[DIRECTIONS FOR THIS TASK] Reproduce the listing exactly and skip over any pictures.

-- Start --

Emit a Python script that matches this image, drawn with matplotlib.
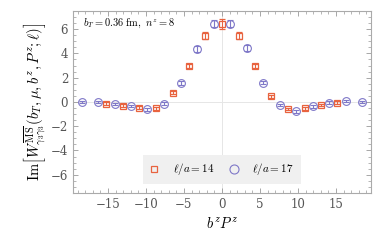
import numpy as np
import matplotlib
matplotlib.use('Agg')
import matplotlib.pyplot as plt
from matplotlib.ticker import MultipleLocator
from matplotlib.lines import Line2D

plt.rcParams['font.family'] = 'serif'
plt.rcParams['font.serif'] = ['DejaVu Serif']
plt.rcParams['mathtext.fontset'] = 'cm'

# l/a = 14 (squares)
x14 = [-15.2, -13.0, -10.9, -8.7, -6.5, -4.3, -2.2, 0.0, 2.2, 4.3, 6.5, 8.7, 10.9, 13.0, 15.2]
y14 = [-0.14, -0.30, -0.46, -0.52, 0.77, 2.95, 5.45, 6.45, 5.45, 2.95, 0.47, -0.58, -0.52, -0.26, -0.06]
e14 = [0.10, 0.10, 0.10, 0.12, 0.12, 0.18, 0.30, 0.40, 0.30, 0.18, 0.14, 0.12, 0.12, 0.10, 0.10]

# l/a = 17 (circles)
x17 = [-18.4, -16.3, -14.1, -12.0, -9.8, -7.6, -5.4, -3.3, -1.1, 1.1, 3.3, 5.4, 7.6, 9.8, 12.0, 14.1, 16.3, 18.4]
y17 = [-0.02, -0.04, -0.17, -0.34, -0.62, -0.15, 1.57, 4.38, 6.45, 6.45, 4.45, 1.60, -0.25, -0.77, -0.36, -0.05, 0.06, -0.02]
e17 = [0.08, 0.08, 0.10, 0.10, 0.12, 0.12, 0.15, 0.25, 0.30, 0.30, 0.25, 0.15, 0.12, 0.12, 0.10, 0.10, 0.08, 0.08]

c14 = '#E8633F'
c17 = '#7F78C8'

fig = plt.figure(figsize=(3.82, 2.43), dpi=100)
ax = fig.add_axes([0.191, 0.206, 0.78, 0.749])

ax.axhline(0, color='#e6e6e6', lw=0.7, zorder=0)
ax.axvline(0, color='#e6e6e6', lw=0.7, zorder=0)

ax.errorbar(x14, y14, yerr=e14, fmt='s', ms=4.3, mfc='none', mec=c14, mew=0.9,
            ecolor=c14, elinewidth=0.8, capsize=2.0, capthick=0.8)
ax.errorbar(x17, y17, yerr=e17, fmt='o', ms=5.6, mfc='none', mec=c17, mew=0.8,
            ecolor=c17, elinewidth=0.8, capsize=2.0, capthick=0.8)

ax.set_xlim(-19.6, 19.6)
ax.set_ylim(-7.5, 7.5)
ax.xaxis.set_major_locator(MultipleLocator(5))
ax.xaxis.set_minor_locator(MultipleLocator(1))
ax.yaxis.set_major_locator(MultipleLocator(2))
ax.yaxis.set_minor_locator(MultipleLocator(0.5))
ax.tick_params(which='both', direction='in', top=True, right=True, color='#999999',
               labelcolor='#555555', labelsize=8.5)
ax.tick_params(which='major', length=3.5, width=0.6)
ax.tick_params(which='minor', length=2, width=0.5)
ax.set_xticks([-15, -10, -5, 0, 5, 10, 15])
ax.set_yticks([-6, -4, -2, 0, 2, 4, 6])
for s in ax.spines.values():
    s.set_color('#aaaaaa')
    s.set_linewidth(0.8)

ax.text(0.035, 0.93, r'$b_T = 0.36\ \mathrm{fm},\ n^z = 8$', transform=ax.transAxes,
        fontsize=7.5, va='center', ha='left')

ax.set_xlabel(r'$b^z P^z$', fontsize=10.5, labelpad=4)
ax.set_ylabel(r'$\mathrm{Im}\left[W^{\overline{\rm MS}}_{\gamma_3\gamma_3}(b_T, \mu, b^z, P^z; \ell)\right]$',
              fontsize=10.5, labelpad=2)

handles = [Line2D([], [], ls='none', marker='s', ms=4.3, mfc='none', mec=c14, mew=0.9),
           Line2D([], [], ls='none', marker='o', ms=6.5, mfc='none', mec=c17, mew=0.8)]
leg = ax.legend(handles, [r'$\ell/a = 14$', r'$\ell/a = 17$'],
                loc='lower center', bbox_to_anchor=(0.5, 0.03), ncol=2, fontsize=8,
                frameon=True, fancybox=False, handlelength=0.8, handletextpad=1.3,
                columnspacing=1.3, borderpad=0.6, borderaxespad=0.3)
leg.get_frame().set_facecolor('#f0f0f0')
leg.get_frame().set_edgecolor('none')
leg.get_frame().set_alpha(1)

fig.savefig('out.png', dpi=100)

-- End --

[TASK RESPONSE]
Emit a Python script that matches this image, drawn with matplotlib.
import numpy as np
import matplotlib
matplotlib.use('Agg')
import matplotlib.pyplot as plt
from matplotlib.ticker import MultipleLocator
from matplotlib.lines import Line2D

plt.rcParams['font.family'] = 'serif'
plt.rcParams['font.serif'] = ['DejaVu Serif']
plt.rcParams['mathtext.fontset'] = 'cm'

# l/a = 14 (squares)
x14 = [-15.2, -13.0, -10.9, -8.7, -6.5, -4.3, -2.2, 0.0, 2.2, 4.3, 6.5, 8.7, 10.9, 13.0, 15.2]
y14 = [-0.14, -0.30, -0.46, -0.52, 0.77, 2.95, 5.45, 6.45, 5.45, 2.95, 0.47, -0.58, -0.52, -0.26, -0.06]
e14 = [0.10, 0.10, 0.10, 0.12, 0.12, 0.18, 0.30, 0.40, 0.30, 0.18, 0.14, 0.12, 0.12, 0.10, 0.10]

# l/a = 17 (circles)
x17 = [-18.4, -16.3, -14.1, -12.0, -9.8, -7.6, -5.4, -3.3, -1.1, 1.1, 3.3, 5.4, 7.6, 9.8, 12.0, 14.1, 16.3, 18.4]
y17 = [-0.02, -0.04, -0.17, -0.34, -0.62, -0.15, 1.57, 4.38, 6.45, 6.45, 4.45, 1.60, -0.25, -0.77, -0.36, -0.05, 0.06, -0.02]
e17 = [0.08, 0.08, 0.10, 0.10, 0.12, 0.12, 0.15, 0.25, 0.30, 0.30, 0.25, 0.15, 0.12, 0.12, 0.10, 0.10, 0.08, 0.08]

c14 = '#E8633F'
c17 = '#7F78C8'

fig = plt.figure(figsize=(3.82, 2.43), dpi=100)
ax = fig.add_axes([0.191, 0.206, 0.78, 0.749])

ax.axhline(0, color='#e6e6e6', lw=0.7, zorder=0)
ax.axvline(0, color='#e6e6e6', lw=0.7, zorder=0)

ax.errorbar(x14, y14, yerr=e14, fmt='s', ms=4.3, mfc='none', mec=c14, mew=0.9,
            ecolor=c14, elinewidth=0.8, capsize=2.0, capthick=0.8)
ax.errorbar(x17, y17, yerr=e17, fmt='o', ms=5.6, mfc='none', mec=c17, mew=0.8,
            ecolor=c17, elinewidth=0.8, capsize=2.0, capthick=0.8)

ax.set_xlim(-19.6, 19.6)
ax.set_ylim(-7.5, 7.5)
ax.xaxis.set_major_locator(MultipleLocator(5))
ax.xaxis.set_minor_locator(MultipleLocator(1))
ax.yaxis.set_major_locator(MultipleLocator(2))
ax.yaxis.set_minor_locator(MultipleLocator(0.5))
ax.tick_params(which='both', direction='in', top=True, right=True, color='#999999',
               labelcolor='#555555', labelsize=8.5)
ax.tick_params(which='major', length=3.5, width=0.6)
ax.tick_params(which='minor', length=2, width=0.5)
ax.set_xticks([-15, -10, -5, 0, 5, 10, 15])
ax.set_yticks([-6, -4, -2, 0, 2, 4, 6])
for s in ax.spines.values():
    s.set_color('#aaaaaa')
    s.set_linewidth(0.8)

ax.text(0.035, 0.93, r'$b_T = 0.36\ \mathrm{fm},\ n^z = 8$', transform=ax.transAxes,
        fontsize=7.5, va='center', ha='left')

ax.set_xlabel(r'$b^z P^z$', fontsize=10.5, labelpad=4)
ax.set_ylabel(r'$\mathrm{Im}\left[W^{\overline{\rm MS}}_{\gamma_3\gamma_3}(b_T, \mu, b^z, P^z; \ell)\right]$',
              fontsize=10.5, labelpad=2)

handles = [Line2D([], [], ls='none', marker='s', ms=4.3, mfc='none', mec=c14, mew=0.9),
           Line2D([], [], ls='none', marker='o', ms=6.5, mfc='none', mec=c17, mew=0.8)]
leg = ax.legend(handles, [r'$\ell/a = 14$', r'$\ell/a = 17$'],
                loc='lower center', bbox_to_anchor=(0.5, 0.03), ncol=2, fontsize=8,
                frameon=True, fancybox=False, handlelength=0.8, handletextpad=1.3,
                columnspacing=1.3, borderpad=0.6, borderaxespad=0.3)
leg.get_frame().set_facecolor('#f0f0f0')
leg.get_frame().set_edgecolor('none')
leg.get_frame().set_alpha(1)

fig.savefig('out.png', dpi=100)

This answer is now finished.